Can't want to try this. Can you elaborate on the knife being used for the trimming, please?

Zack F.

I was surprised that Aaron's rub is so simple. I will be trying this on my next pork butt, instead of store rubs.

Mike L.

I felt like this lesson was particularly filled with useful info especially in the earlier part of the lesson where he talks about how forgiving the pork butt is and suggests using the butt as a training tool for brisket. I never really thought about it like that until he verbalized it and you really can experiment a lot with a butt during a cook and still have a decent piece of meat while at the same time trying to achieve that perfect butt.

Anh L.

Really nice tips and techniques shown.

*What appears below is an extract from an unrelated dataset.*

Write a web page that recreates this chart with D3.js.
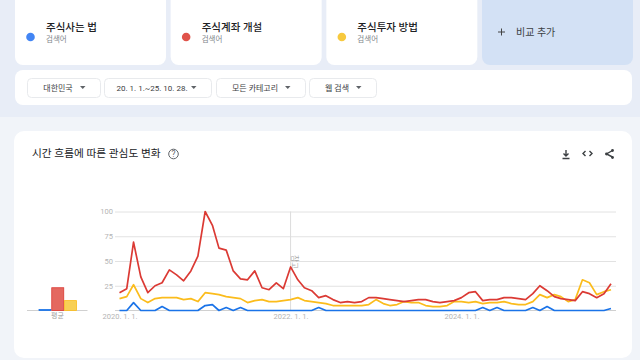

I have a question about keeping the pork moist and prevent it from drying out if you can't finish the butt in one go ? Like would you leave half of it untouched and only shred half of the pork butt before serving if you know you cant finish the whole thing? or would you leave it in some kind of sauce or fat to keep it from drying out ? Also wondering if anyone here try the same techniques with gas oven ?

Kent N.

Absolutely a great smoked pork butt. Followed the temps and timing to a "T." Was nervous during the stall but had "Franklin Faith" and he delivered.

Nick B.

WOW! I had no idea there was so much building and maintaining a fire. I mean I do OK, but now I feel like I can really ROCK my off set smoker at home!

Robert R.

Great Lesson. Really sets a great foundation. I would love to see more on the strategy of holding the meat for serving and heaven forbid there is any leftovers how would you reheat.

Chris F.

Just did a cook yesterday (Saturday) everybody normally loves the pork, there were a few pointers I picked up from Aaron and it came out even better than before! Only problem I had and still have, with all my rubs is a good shaker with the right size holes to get a good even mix of salt/pepper etc. Seems like I get a lot of settling in the shaker and always difficult to get a good even mix. Aaron mentions he just goes to the "store" to get his shakers. Anyone know where we can get the same shakers as Aaron?...thanks!

David B.

Great video. Pork butt is one of my best cooks. After watching this I think it’ll get better.

Marion D.

Excellent video. The spritzing was a new technique for me. Also, I've only ever done bone-out pork butt. Interested to try it with the bone in using this method as a guide.